Records from a collection:
-*-*-
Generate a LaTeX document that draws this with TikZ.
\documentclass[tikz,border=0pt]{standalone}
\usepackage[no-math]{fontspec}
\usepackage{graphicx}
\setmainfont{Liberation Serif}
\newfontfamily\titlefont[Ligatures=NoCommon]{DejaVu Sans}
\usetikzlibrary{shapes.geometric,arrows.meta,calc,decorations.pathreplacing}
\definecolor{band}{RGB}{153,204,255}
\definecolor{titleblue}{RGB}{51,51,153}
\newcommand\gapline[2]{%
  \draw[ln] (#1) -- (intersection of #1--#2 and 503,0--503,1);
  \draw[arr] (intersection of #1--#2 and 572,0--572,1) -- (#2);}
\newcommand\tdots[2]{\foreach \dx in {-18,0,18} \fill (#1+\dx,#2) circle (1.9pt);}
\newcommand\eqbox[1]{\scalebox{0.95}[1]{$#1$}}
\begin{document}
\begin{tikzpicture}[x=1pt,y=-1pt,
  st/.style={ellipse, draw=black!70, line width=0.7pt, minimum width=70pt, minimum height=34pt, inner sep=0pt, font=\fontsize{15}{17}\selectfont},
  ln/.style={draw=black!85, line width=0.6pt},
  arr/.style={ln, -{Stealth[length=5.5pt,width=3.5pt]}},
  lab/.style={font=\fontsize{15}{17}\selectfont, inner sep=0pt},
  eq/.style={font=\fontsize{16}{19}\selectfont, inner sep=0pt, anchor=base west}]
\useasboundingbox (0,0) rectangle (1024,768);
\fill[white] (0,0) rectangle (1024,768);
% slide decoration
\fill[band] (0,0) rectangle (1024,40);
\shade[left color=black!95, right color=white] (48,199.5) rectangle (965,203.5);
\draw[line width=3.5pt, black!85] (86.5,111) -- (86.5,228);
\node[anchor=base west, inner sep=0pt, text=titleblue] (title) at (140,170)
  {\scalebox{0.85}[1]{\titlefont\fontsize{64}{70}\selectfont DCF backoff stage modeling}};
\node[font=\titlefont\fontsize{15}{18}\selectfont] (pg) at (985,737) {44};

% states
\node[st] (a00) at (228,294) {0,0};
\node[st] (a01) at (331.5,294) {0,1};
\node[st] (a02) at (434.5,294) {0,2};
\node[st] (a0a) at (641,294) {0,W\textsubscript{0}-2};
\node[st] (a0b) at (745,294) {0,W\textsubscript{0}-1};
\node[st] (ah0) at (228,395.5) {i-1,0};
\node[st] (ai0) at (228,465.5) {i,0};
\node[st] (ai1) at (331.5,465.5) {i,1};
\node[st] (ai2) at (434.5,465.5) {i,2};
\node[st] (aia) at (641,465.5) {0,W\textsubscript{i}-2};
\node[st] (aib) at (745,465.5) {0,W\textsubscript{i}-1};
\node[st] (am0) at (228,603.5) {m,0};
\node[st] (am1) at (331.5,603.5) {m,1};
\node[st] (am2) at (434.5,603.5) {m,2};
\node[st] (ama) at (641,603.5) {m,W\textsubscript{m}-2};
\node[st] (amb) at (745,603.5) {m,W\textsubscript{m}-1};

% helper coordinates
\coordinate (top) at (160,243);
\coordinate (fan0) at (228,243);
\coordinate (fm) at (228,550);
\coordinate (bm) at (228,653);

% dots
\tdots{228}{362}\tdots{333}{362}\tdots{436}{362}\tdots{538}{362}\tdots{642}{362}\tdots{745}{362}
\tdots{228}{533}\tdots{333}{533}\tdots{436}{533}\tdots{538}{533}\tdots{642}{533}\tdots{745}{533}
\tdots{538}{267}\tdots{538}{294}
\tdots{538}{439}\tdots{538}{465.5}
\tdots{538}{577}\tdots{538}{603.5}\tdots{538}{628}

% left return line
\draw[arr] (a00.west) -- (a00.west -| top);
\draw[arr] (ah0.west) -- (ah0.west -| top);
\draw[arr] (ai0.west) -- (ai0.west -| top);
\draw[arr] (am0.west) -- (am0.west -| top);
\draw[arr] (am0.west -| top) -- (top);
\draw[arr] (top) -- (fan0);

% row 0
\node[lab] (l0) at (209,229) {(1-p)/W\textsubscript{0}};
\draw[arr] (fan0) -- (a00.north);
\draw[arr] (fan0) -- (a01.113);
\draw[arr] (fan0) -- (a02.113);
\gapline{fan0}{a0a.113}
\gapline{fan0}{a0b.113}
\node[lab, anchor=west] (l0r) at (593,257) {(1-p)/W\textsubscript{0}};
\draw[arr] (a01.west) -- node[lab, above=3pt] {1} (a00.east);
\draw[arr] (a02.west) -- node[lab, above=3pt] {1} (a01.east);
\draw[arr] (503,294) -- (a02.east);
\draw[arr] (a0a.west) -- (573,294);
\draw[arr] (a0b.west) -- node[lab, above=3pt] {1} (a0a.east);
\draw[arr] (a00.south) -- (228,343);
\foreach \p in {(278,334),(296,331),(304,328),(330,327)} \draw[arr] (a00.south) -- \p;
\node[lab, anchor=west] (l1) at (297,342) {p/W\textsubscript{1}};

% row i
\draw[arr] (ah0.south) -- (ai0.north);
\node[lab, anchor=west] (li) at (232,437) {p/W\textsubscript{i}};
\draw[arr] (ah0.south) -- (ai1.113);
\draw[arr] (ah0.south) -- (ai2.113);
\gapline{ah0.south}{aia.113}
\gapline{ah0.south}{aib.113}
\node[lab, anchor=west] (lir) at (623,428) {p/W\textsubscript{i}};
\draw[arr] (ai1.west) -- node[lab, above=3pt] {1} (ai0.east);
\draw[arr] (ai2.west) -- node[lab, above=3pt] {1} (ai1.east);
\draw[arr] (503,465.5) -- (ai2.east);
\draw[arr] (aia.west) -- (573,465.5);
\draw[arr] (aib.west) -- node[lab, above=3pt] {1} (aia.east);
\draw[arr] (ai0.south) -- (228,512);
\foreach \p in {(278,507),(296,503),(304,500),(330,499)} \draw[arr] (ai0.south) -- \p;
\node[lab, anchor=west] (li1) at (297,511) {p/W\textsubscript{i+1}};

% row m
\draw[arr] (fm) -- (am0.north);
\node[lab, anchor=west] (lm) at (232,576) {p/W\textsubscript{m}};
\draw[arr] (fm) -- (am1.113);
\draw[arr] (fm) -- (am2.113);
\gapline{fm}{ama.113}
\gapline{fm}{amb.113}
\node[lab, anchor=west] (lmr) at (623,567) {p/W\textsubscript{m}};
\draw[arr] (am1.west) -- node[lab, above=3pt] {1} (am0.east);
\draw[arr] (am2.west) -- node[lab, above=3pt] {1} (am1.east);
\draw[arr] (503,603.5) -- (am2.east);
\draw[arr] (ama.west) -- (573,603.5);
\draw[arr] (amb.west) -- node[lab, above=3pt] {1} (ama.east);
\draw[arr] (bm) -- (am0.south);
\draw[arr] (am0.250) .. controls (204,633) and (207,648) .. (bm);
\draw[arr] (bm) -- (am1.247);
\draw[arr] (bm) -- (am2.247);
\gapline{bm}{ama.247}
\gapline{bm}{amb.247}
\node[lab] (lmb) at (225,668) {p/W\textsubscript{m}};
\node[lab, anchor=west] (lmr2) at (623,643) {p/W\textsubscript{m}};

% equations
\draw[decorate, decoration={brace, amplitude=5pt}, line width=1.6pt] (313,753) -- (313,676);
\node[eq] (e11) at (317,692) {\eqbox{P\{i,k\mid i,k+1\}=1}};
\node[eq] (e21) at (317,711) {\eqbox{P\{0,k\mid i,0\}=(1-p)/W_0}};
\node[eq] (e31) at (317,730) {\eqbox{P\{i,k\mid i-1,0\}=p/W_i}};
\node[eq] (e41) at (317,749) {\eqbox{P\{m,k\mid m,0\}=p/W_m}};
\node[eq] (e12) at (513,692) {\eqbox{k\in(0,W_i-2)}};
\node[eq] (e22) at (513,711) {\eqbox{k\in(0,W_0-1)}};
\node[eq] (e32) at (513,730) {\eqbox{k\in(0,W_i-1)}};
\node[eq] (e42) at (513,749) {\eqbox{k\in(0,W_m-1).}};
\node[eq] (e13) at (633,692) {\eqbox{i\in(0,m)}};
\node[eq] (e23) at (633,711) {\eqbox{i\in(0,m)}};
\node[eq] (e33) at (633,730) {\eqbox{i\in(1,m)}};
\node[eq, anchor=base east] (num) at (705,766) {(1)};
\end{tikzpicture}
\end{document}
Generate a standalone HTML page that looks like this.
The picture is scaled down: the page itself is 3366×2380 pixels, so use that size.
-*-*-
__WHAT THE TASK REQUIRES__. Give back exactly the lines from the one containing "Generate a standalone" to the end of the material, both ends included.

__TASK ANSWER__.
Generate a standalone HTML page that looks like this.
The picture is scaled down: the page itself is 3366×2380 pixels, so use that size.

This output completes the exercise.